There are critical points where the numerator is 0 and where the denominator is 0. So we have critical points at:
x + 3 = 0 --> x = -3
x - 4 = 0 --> x = 4

So break the real line up into $(- \infty , -3) \cup (-3, 4) \cup (4, \infty)$ and test each interval:

$(-\infty, -3)$: $\frac{x+3}{x-4}>0$ (Check!)
$(-3, 4)$: $\frac{x+3}{x-4}<0$ (Nope!)
$(4, \infty)$: $\frac{x+3}{x-4}>0$ (Check!)

So the solution set is $x \in (-\infty, -3) \cup (4, \infty)$

-Dan

(Hi CaptainBlack! :) )
• October 27th 2006, 02:47 PM
CaptainBlack
For $f(x)=x^2+kx+k$ determine all values of $k$ such that $f(x)>0$.

Now for large $|x|\ f(x)>0$ as the leading term is dominant. So the question is realy asking us to find the values of k such that $f(x)=0$ has no real roots.

From the quadratic formula we know the roots of $f(x)=0$ are:

$
x=\frac{-k \pm \sqrt{k^2-4k}}{2}
$
,

and these are not real if $k^2-4k<0$, which is equivalent to $k<4$ and $k>0$.

RonL
• October 27th 2006, 02:52 PM
Soroban
Hello, SportfreundeKeaneKent!

Quote:

If the roots of the equation $x^3 - ax^2 - 3kx + m\:=\:0$ are $2,\:-1$, and $3$,
find the values of $a,\:k$, and $m.$

If $2,\:-1$, and $3$ are roots of the cubic,
. . then $(x - 2),\:(x + 1),\;(x - 3)$ are factors of the cubic.
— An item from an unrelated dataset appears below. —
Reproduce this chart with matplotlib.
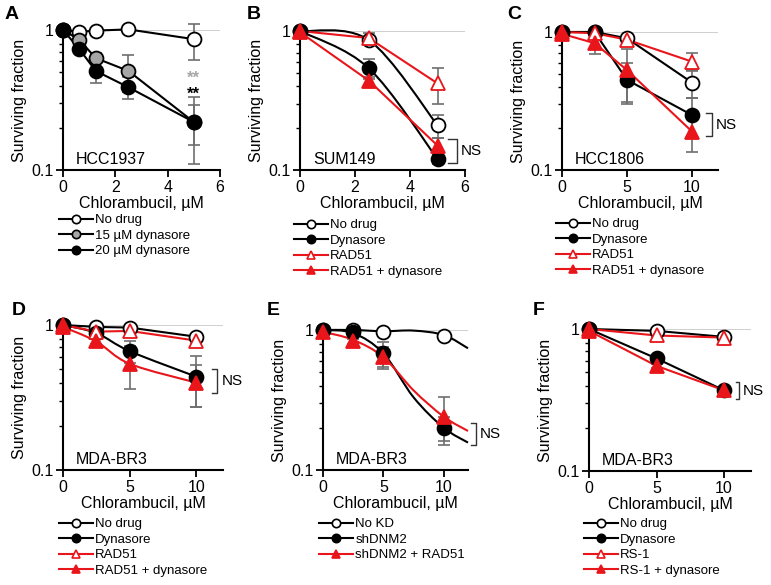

Hence, the cubic is: . $(x - 2)(x + 1)(x - 3)\:=\:x^3- 4x^2+x - 6$

Therefore: . $\begin{Bmatrix}\text{-}a = \text{-}4 \\ \text{-}3k = 1 \\ m = 6\end{Bmatrix}\;\Rightarrow\;\begin{Bmatrix}a = 4\\ k = \text{-}\frac{1}{3} \\ m = 6\end{Bmatrix}$

Quote:

Solve: . $\frac{2x-1}{x-4}\:>\:1$ . where $x \neq 4.$

Multiply both sides by $(x - 4)$.

If $x - 4 \,>\,0$ or $x \,<\,4$,
. . we have: . $2x - 1 \,>\,x - 4\quad\Rightarrow\quad x > -3$
The "stronger" inequality is: . $x > 4$

If $x - 4 \,<\,0$ or $x \,<\,4$,
. . we have: . $2x - 1 \,< \,x - 4\quad\Rightarrow\quad x < -3$
The "stronger" inequality is: . $x < -3$

Solution: . $\boxed{x < -3\;\text{ or }\;x > 4}$

Quote:

For $f(x)\:=\:x^2 + kx + k$, determine all the values of $k$ such that $f(x) > 0.$

If $f(x) > 0$, the parabola is completely above the x-axis.

If it had x-intercepts, they would occur where $f(x) = 0$.
. . That is: . $x^2 + kx + k\:=\:0$

Quadratic Formula: . $x \:=\:\frac{-k \pm \sqrt{k^2 - 4k}}{2}$

To have no x-intercepts, the discriminant must be negative.
. . That is: . $k^2 - 4k \:< \:0$

Complete the square: . $k^2 - 4k + 4 \:< \:4$

And we have: . $(k - 2)^2 \:< \:4\quad\Rightarrow\quad |k-2|\:<\:2$

Hence: . $-2 \:<\:k-2 \:<\:2\quad\Rightarrow\quad \boxed{0 \:< \:k\:<\:4}$

• October 28th 2006, 02:37 PM
SportfreundeKeaneKent
Terrific replies. I really appreciate it and I can do other problems like these now so thanks again.